When Pixar releases a film, it seems its reception is either bound to snowball into a mountain of acclaim or a mere anthill of interest. Recently, they've hit the former three consecutive times, with Ratatouille (2007), Wall-E (2008), and now Up (2009). Wall-E took Pixar's traditional ethos and turned them on their head, and it is safe to say that Up does the same. The film is no piece of cute anthropomorphism, nor is it a prosopopoeial message movie; in fact, Up is the first time, as far as I can tell, that we've seen real human blood in a Pixar film. Pete Docter delivers a very grounded, human tale with an elderly, secretly tender curmudgeon at its center. However, along with Wall-E, Pixar has proven to couple their new wave of refreshing animations with a similar set of flaws.

Because Up is such a deceptively simple film, it is all the more disappointing when it pounds us with action-packed, increasingly convoluted magical realism. The film opens with the same kind of economical, dialogue-free set-up that was impressive in Wall-E's Chaplinesque beginning. Carl, a four-eyed boy with a penchant for romanticism (following the newsreels he views of Charles Muntz, a heroic explorer with a zeppelin, he imitates Muntz's actions on the street near his house), runs into Ellie, another wannabe adventurer who clings to a desire to reach the South American oasis dubbed Paradise Falls, grows old with her, and sadly witnesses her death in a matter of minutes. The film is effortless in its ability to document their entire lifetime with poignancy (thanks to the incredibly realistic facial expressions), and despite the sequence's inevitably prompt structure, it is not schmaltzy and melodramatic but rather sentimental and nostalgic in the best possible way.

At this point Carl is left alone in the couple's lifelong home, a retired balloon salesman who holds tight to his memories of the past which are literally nailed to the walls. When a retirement home committee arrives one day to claim Carl, he cleverly assembles a balloon-oriented rig in the chimney that is released all at once, ripping the house from the bedrock and sending it straight into cumulus clouds. The next morning, while drifting peacefully in his home through the crystal-clear blue sky, he hears a knock at his door and finds Russell, the young boyscout who pledged at his door Jehovah's-Witness style the previous day, clutched against the siding. A hyper-passionate globetrotter hopeful himself, Russell joins Carl - much to his dismay as he chatters nonstop - on his excursion to Paradise Falls, aspiring to plant the house beside it so that Ellie's spirit, which is preserved inside, can bask in the glory. Docter does a terrific job of engaging in this section; the story is taut and the imagery, when seen for the first time, is conceptually marvelous. It is perhaps Pixar's biggest visual triumph ever to have juxtaposed so perfectly the petite house with its multicolored balloons looming above, the floor of puffy white clouds (an extension of the short that precedes the film in its theatrical showing), and the spotless blue sky. When they encounter a threatening thunderstorm and the house sways convulsively in the stratosphere, it hints at an entirely separate direction the story could have taken, one that would take place more prominently in the sky.
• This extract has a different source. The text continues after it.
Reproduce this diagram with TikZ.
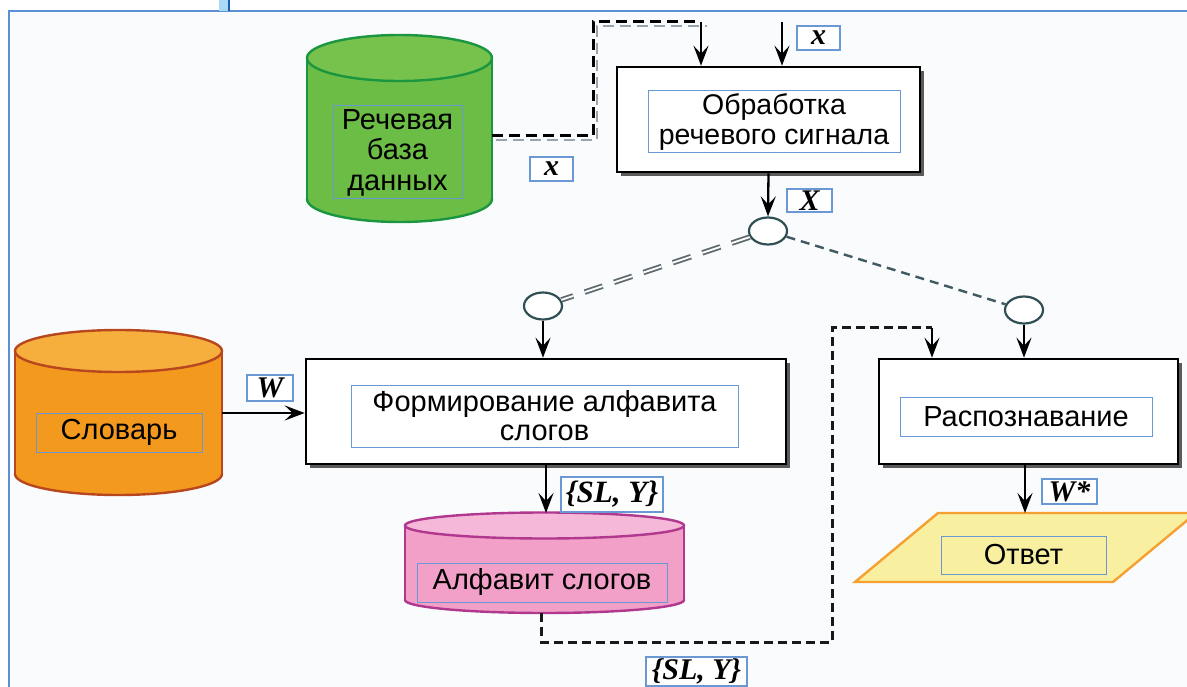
\documentclass[tikz,border=0pt]{standalone}
\usepackage{fontspec}
\setmainfont{Liberation Sans}
\newfontfamily\tms{Liberation Serif}
\usetikzlibrary{arrows.meta,shapes.geometric,shadows}
\definecolor{bgc}{HTML}{FAFBFD}
\definecolor{frameblue}{HTML}{6A98D4}
\definecolor{edgeblue}{HTML}{5B8FD6}
\definecolor{barlight}{HTML}{A9D9F7}
\definecolor{bardark}{HTML}{1C5DB0}
\definecolor{gbody}{HTML}{6CBD45}
\definecolor{gtop}{HTML}{76C24D}
\definecolor{gline}{HTML}{1A9640}
\definecolor{obody}{HTML}{F39A1E}
\definecolor{otop}{HTML}{F6AF3C}
\definecolor{oline}{HTML}{B8461E}
\definecolor{pbody}{HTML}{F2A0C8}
\definecolor{ptop}{HTML}{F5B8D8}
\definecolor{pline}{HTML}{B0388E}
\definecolor{yfill}{HTML}{F8F0A0}
\definecolor{yline}{HTML}{F5A030}
\definecolor{hubc}{HTML}{2F4F55}
\definecolor{dashc}{HTML}{3F5A60}
\definecolor{dblc}{HTML}{5E6A70}
\definecolor{shc}{HTML}{9AA4AE}
\newcommand\mycyl[8]{%
  \draw[#8, fill=#6, line width=2.4pt] (#1,#4) ellipse[x radius=#2pt, y radius=#5pt];
  \fill[#6] (#1-#2,#3) rectangle (#1+#2,#4);
  \draw[#8, line width=2.4pt] (#1-#2,#3) -- (#1-#2,#4) (#1+#2,#3) -- (#1+#2,#4);
  \draw[#8, fill=#7, line width=2.4pt] (#1,#3) ellipse[x radius=#2pt, y radius=#5pt];
}
\begin{document}
\begin{tikzpicture}[x=1pt,y=-1pt,
  tframe/.style={draw=frameblue, line width=1pt, inner sep=0pt, align=center,
    font=\fontsize{29}{31}\selectfont},
  lab/.style={draw=frameblue, line width=1.3pt, fill=white, inner sep=0pt,
    font=\tms\bfseries\itshape\fontsize{30}{30}\selectfont},
  pbox/.style={draw=black, line width=2.6pt, fill=white,
    drop shadow={shadow xshift=4pt, shadow yshift=-4pt, fill=black!75, opacity=.85}},
  hub/.style={ellipse, draw=hubc, line width=2.2pt, fill=white,
    minimum width=38pt, minimum height=27pt, inner sep=0pt},
  arr/.style={-{Stealth[length=20pt,width=15pt,inset=8pt]}, line width=2.3pt, draw=black},
  blkdash/.style={line width=3pt, draw=black, dash pattern=on 11pt off 6pt},
  shdash/.style={line width=2.4pt, draw=shc, dash pattern=on 11pt off 6pt},
  btmdash/.style={line width=3pt, draw=black!90, dash pattern=on 9pt off 5pt},
  thindash/.style={line width=2.4pt, draw=dashc, dash pattern=on 9pt off 6pt},
  dbldash/.style={draw=dblc, line width=1.8pt, double=white, double distance=1.8pt,
    dash pattern=on 19pt off 12pt}
]
\clip (0,0) rectangle (1187,687);
\useasboundingbox (0,0) rectangle (1187,687);
% background and frame
\fill[white] (0,0) rectangle (1187,687);
\fill[bgc] (9,11) rectangle (1187,687);
\draw[edgeblue, line width=1.5pt] (9,687) -- (9,11) -- (1187,11);
\fill[barlight] (219,0) rectangle (228,11);
\draw[bardark, line width=2.5pt] (229,0) -- (229,11);

% cylinders
\mycyl{399.5}{92.5}{58}{199}{23}{gbody}{gtop}{gline}
\mycyl{118.5}{103.5}{351}{474}{21}{obody}{otop}{oline}
\mycyl{544.5}{139.5}{525.5}{600}{13}{pbody}{ptop}{pline}

% answer parallelogram
\draw[yline, fill=yfill, line width=2.4pt] (938,513) -- (1196,513) -- (1113,582) -- (855,582) -- cycle;

% process boxes
\node[pbox, minimum width=303pt, minimum height=105pt] (proc) at (768.5,119.5) {};
\node[pbox, minimum width=480pt, minimum height=105pt] (form) at (546,411.5) {};
\node[pbox, minimum width=299pt, minimum height=105pt] (rec) at (1028.5,411.5) {};

% text frames
\node[tframe, minimum width=129pt, minimum height=93pt, font=\fontsize{29}{30.5}\selectfont] (dbt) at (397.5,152.5) {Речевая\\база\\данных};
\node[tframe, minimum width=252pt, minimum height=62pt, font=\fontsize{28.5}{30.5}\selectfont] (proct) at (774,122) {Обработка\\речевого сигнала};
\node[tframe, minimum width=166pt, minimum height=39pt] (dictt) at (119,432.5) {Словарь};
\node[tframe, minimum width=387pt, minimum height=62pt, font=\fontsize{29}{29}\selectfont] (formt) at (544.5,416) {Формирование алфавита\\слогов};
\node[tframe, minimum width=252pt, minimum height=39pt] (rect) at (1026,416.5) {Распознавание};
\node[tframe, minimum width=250pt, minimum height=39pt] (alpht) at (542,582.5) {Алфавит слогов};
\node[tframe, minimum width=165pt, minimum height=38pt] (anst) at (1023.5,555) {Ответ};

% hubs
\node[hub] (c1) at (768,231) {};
\node[hub] (c2) at (543,306) {};
\node[hub] (c3) at (1024,310) {};

% coordinates
\coordinate (dbE) at (492,136);
\coordinate (t1) at (701,22);
\coordinate (in2) at (782,22);
\coordinate (dictE) at (222,413);
\coordinate (pinkT) at (545,513);
\coordinate (pinkB) at (541,613);
\coordinate (r1) at (932,328);
\coordinate (ansT) at (1025,513);

% connectors
\draw[shdash] (496,140) -- (597,140) -- (597,26) -- (707,26);
\draw[blkdash] (dbE) -- (593,136) -- (593,22) -- (t1);
\draw[arr] (t1) -- (t1 |- proc.north);
\draw[arr] (in2) -- (in2 |- proc.north);
\draw[arr] (proc.south) -- (c1.north);
\draw[dbldash] (c1) -- (c2);
\draw[thindash] (c1) -- (c3);
\draw[arr] (c2.south) -- (c2.south |- form.north);
\draw[arr] (c3.south) -- (c3.south |- rec.north);
\draw[arr] (dictE) -- (dictE -| form.west);
\draw[arr] (form.south) -- (form.south |- pinkT);
\draw[btmdash] (pinkB) -- (541,642) -- (832,642) -- (832,328) -- (r1);
\draw[arr] (r1) -- (r1 |- rec.north);
\draw[arr] (ansT |- rec.south) -- (ansT);

% labels
\node[lab, minimum width=43pt, minimum height=24pt] (lx1) at (818.5,38) {x};
\node[lab, minimum width=43pt, minimum height=24pt] (lx2) at (551.5,169) {x};
\node[lab, minimum width=45pt, minimum height=23pt] (lX) at (809.5,200.5) {X};
\node[lab, minimum width=46pt, minimum height=26pt] (lW) at (270,388) {W};
\node[lab, minimum width=102pt, minimum height=35pt, font=\tms\bfseries\itshape\fontsize{31}{31}\selectfont] (lSL1) at (612,494.5) {\{SL, Y\}};
\node[lab, minimum width=101pt, minimum height=29pt, font=\tms\bfseries\itshape\fontsize{30}{30}\selectfont] (lSL2) at (696.5,671.5) {\{SL, Y\}};
\node[lab, minimum width=55pt, minimum height=25pt] (lWs) at (1069.5,491.5) {W*};
\end{tikzpicture}
\end{document}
Unfortunately however, with Russell's surprisingly skillful steering techniques, the house lands in a majestic canyon in Venezuela directly across from the Falls. The visual invention still does not suffer in the slightest, most notably with the heavenly light that sprays the canyon, but the story takes a turn that is ultimately detrimental. Carl and Russell trudge around the canyon, tugging the house now like disciples dragging their weary camels, and pass through a mysterious jungle that houses talking dogs (not in the normal way, but with electronic collars) and a monstrously large but friendly parakeet-like creature. These unusual animals, they find, are being kept by Charles Muntz, whom Carl is ecstatic to meet at first. In classic Pixar fashion though, Muntz is revealed as the bad guy and the remainder of the film is spent lounging in lethargic good vs. evil conventions, with Carl as the truly unlikely hero. This is not the direction that was meant for Up, a simple story at heart about one man's search for meaning, no matter how small, just as humans were not the direction for Wall-E. After the wonderful opening, it seemed that the only place that Up could go was up.